Jo Weldon: “Stripper isn’t an insult”!
Interview with Jo Weldon, the Headmistress and Founder of the New York School of Burlesque, author of The Burlesque Handbook and one of the most recognized burlesque instructors in the world.
Interview by Mitzi Von Wolfgang, founder and director of the Burlesque School Milano.
We know that you are the founder and a headmistress of New York School of Burlesque, as well as one of the most important personalities in the Burlesque community. You were famous in the entertainment industry even before you step on the Burlesque stage – how did it happened?
I was not famous, exactly, but I had been a well-known centerfold and dominatrix, as well as a published writer, activist, and public speaker on stripping and on the sex industry.
I had been a performer since the 1970s when I was still in school, and had done burlesque routines in strip joints, but it wasn’t until about 1997 when I met Whitney Ward and Bambi the Mermaid that I was introduced to Coney Island burlesque, The Blue Angel, The VaVaVoom Room, and the Slipper Room style of neo-burlesque.
You are known as the world’s major authority in striptease. Could you explain the difference between burlesque striptease and strip-joint clubs? Which are, instead, the common points?
Burlesque striptease is usually intended as part of a floor show or stage show in which the performer is presenting a theatrical number. Strip joints are more about relating to customers one on one, and in most strip joints the stage show is not where the dancers make their money. Burlesque is aimed at the entire audience, strip joint stripping at individuals. In most strip joints the customers come in when they like and leave when they like.
In burlesque shows most audience members come to see the show at an appointed time. And strip joint audiences are mostly men, whereas burlesque audiences are mixed. The common point is that both types of performer rely on themselves and their bodies to get express themselves and perform, rather than on other stage performers and stage sets. Strip joint strippers usually spend most of their time socializing with customers, while burlesque performers are usually too busy for that.
Burlesque Legends of the “Golden Age” often call themselves – “strippers”. What is the position of the “Neo-Burlesque” performers in this respect? And your own?
I think performers have to stay in their own comfort zones with this. I consider myself a stripper because I take off my clothes. I also now consider myself a striptease artist because I’ve studied how to strip theatrically and added layers to my performances. If someone means to insult me by calling me a stripper I will think they’re rude, but I won’t actually be insulted. I’m a stripper. When I worked in strip joints I considered myself a sex worker and I was not ashamed of that, because I worked hard, did my best to be ethical, and took care of myself.
How the genre evolved from the very beginnings to now-a-days?
The striptease artist is an innovation less than a century old. Before that there was nudity onstage, and novelty acts such as the Dance of the Seven Veils, but there was not a category of performer known as the Stripteaser. She has come into her own and we should embrace her!
I am interested in the strip itself, even more than the beautiful costumes and wild ideas.

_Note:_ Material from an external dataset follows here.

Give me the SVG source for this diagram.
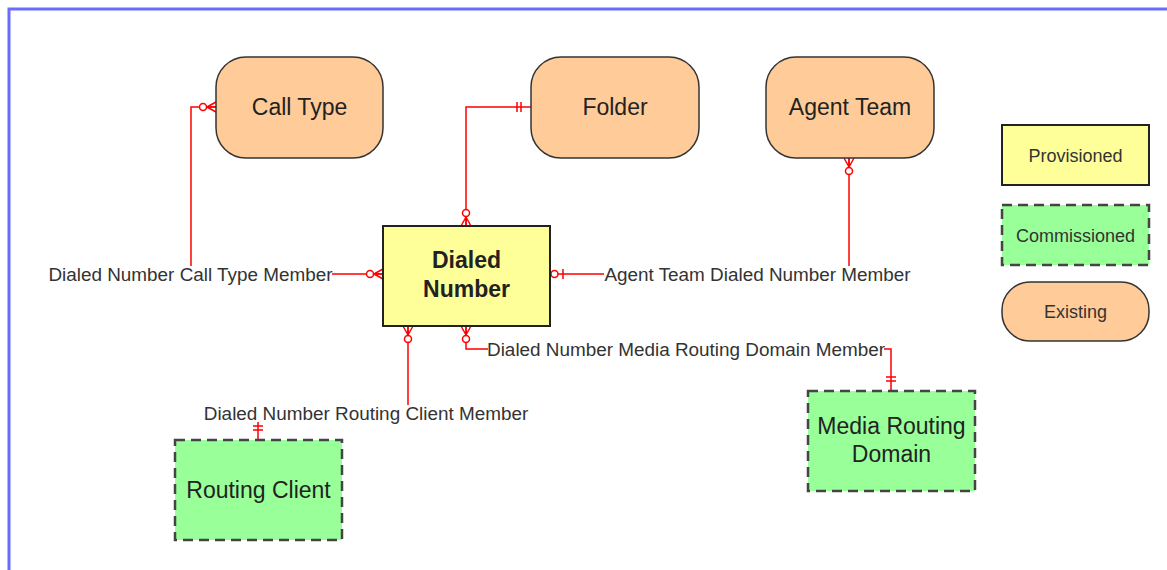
<svg xmlns="http://www.w3.org/2000/svg" width="1167" height="570" viewBox="0 0 1167 570">
<style>
  text { font-family: "Liberation Sans", Arial, sans-serif; fill: #222; }
  .node { font-size: 23px; text-anchor: middle; }
  .bold { font-weight: bold; }
  .legend { font-size: 18px; text-anchor: middle; fill: #333; }
  .label { font-size: 18.9px; text-anchor: middle; fill: #333; }
  .existing { fill: #ffcc99; stroke: #333; stroke-width: 1.5; }
  .provisioned { fill: #ffff99; stroke: #222; stroke-width: 2; }
  .commissioned { fill: #99ff99; stroke: #444; stroke-width: 2.5; stroke-dasharray: 10 6; }
  .conn { fill: none; stroke: #ff0000; stroke-width: 1.5; }
  .lblbg { fill: #ffffff; }
</style>
<defs>
  <marker id="zeroMany" markerUnits="userSpaceOnUse" viewBox="-20 -8 22 16" refX="0" refY="0" markerWidth="22" markerHeight="16" orient="auto-start-reverse">
    <path d="M-9,0 L0,-5 M-9,0 L0,5 M-9,0 L0,0" fill="none" stroke="#ff0000" stroke-width="1.5"/>
    <circle cx="-13" cy="0" r="3.5" fill="#fff" stroke="#ff0000" stroke-width="1.5"/>
  </marker>
  <marker id="zeroOne" markerUnits="userSpaceOnUse" viewBox="-20 -8 22 16" refX="0" refY="0" markerWidth="22" markerHeight="16" orient="auto-start-reverse">
    <path d="M-13,-5 L-13,5" fill="none" stroke="#ff0000" stroke-width="1.5"/>
    <circle cx="-4.5" cy="0" r="3.5" fill="#fff" stroke="#ff0000" stroke-width="1.5"/>
  </marker>
  <marker id="oneOne" markerUnits="userSpaceOnUse" viewBox="-20 -8 22 16" refX="0" refY="0" markerWidth="22" markerHeight="16" orient="auto-start-reverse">
    <path d="M-10,-5 L-10,5 M-14,-5 L-14,5" fill="none" stroke="#ff0000" stroke-width="1.5"/>
  </marker>
</defs>

<rect x="0" y="0" width="1167" height="570" fill="#ffffff"/>
<path d="M9,575 V9 H1170" fill="none" stroke="#6b6bff" stroke-width="3"/>

<g id="connectors">
  <g id="conn-calltype">
    <path class="conn" d="M216,107 H191 V274 H383" marker-start="url(#zeroMany)" marker-end="url(#zeroMany)"/>
    <rect class="lblbg" x="48" y="266" width="284" height="17"/>
    <text class="label" x="190.5" y="280.5">Dialed Number Call Type Member</text>
  </g>
  <g id="conn-folder">
    <path class="conn" d="M531,107 H466 V226" marker-start="url(#oneOne)" marker-end="url(#zeroMany)"/>
  </g>
  <g id="conn-agentteam">
    <path class="conn" d="M849,158 V274 H550" marker-start="url(#zeroMany)" marker-end="url(#zeroOne)"/>
    <rect class="lblbg" x="604" y="266" width="308" height="17"/>
    <text class="label" x="757.5" y="280.5">Agent Team Dialed Number Member</text>
  </g>
  <g id="conn-routingclient">
    <path class="conn" d="M408,326 V413 H258 V440" marker-start="url(#zeroMany)" marker-end="url(#oneOne)"/>
    <rect class="lblbg" x="204" y="405" width="324" height="17"/>
    <text class="label" x="366" y="419.5">Dialed Number Routing Client Member</text>
  </g>
  <g id="conn-mrd">
    <path class="conn" d="M466,326 V349 H891 V391" marker-start="url(#zeroMany)" marker-end="url(#oneOne)"/>
    <rect class="lblbg" x="488" y="341" width="396" height="17"/>
    <text class="label" x="686" y="355.5">Dialed Number Media Routing Domain Member</text>
  </g>
</g>

<g id="node-calltype">
  <rect class="existing" x="216" y="57" width="167" height="101" rx="30" ry="30"/>
  <text class="node" x="299.5" y="115">Call Type</text>
</g>
<g id="node-folder">
  <rect class="existing" x="531" y="57" width="168" height="101" rx="30" ry="30"/>
  <text class="node" x="615" y="115">Folder</text>
</g>
<g id="node-agentteam">
  <rect class="existing" x="766" y="57" width="168" height="101" rx="30" ry="30"/>
  <text class="node" x="850" y="115">Agent Team</text>
</g>
<g id="node-dialednumber">
  <rect class="provisioned" x="383" y="226" width="167" height="100"/>
  <text class="node bold" x="466.5" y="268">Dialed</text>
  <text class="node bold" x="466.5" y="297">Number</text>
</g>
<g id="node-routingclient">
  <rect class="commissioned" x="175" y="440" width="167" height="100"/>
  <text class="node" x="258.5" y="498">Routing Client</text>
</g>
<g id="node-mrd">
  <rect class="commissioned" x="808" y="391" width="167" height="100"/>
  <text class="node" x="891.5" y="434">Media Routing</text>
  <text class="node" x="891.5" y="462">Domain</text>
</g>

<g id="legend-provisioned">
  <rect class="provisioned" x="1002" y="125" width="147" height="60"/>
  <text class="legend" x="1075.5" y="161.5">Provisioned</text>
</g>
<g id="legend-commissioned">
  <rect class="commissioned" x="1002" y="205" width="147" height="60"/>
  <text class="legend" x="1075.5" y="241.5">Commissioned</text>
</g>
<g id="legend-existing">
  <rect class="existing" x="1002" y="282" width="147" height="59" rx="28" ry="28"/>
  <text class="legend" x="1075.5" y="317.5">Existing</text>
</g>
</svg>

I love the idea of a single person alone on a stage taking command of a room simply by revealing her fingers slipping out of a glove. I can watch it a hundred times a day and still be dazzled by the glamour of flesh revealing itself.
Your advices and tips – the main “to do” or “do not’s” to a young burlesque performer in matter of striptease.
The main Do’s:
- Cut the tags out of your bras, gloves, and everything else.
- If you want to raise the bar on your performances, ask people for critiques, and consider carefully what they say before you accept or reject it.
- Wear more makeup and jewelry than you would at a party, so it shows up from the stage.
- Think about what the audience can see and show them what you’re doing.
- Whatever else you do, strut! Practice a beautiful confident walk, and start using it before you even step on the stage, and use it when you’re walking away from the stage.
The main Don’ts:
- Don’t be high-maintenance. Everyone is working hard.
- Don’t copy other folks’ gimmicks. It’s not right to accept applause for someone else’s idea.
- Don’t fade out at the end of the song. Finish your number onstage with a flourish and let the audience applaud for you.
- Don’t ask for or offer criticism during a show. Everybody is full of adrenaline at that time.
- Don’t apologize for what you like, whether it’s classic showgirl style burlesque, nerdlesque, performance art, or jazz dance in frilly panties. Do what you love and seek the right place for you, and if you can’t find that lace, then make it!
Some tips to the ladies wishing only to create an intimate “private show” for their partner.
- Choose music you both love.
- Use your hands on your body to show how much you love your body and to make your patner think about the sense of touch. Gently slide your hands up your sides, touch your arms and hair.
- Come close enough to let them smell your soap or perfume, and lean close to their ear to let them hear you breathe for a second.
- Let them giggle if they get nervous or shy. Giggling is fine!
- As you perform for them, occasionally undo one of their buttons or their zipper. Let them feel helpless.
- Always finish with trust for the rhythm between you and your partner. No need to hold out once you know they’re ready for you!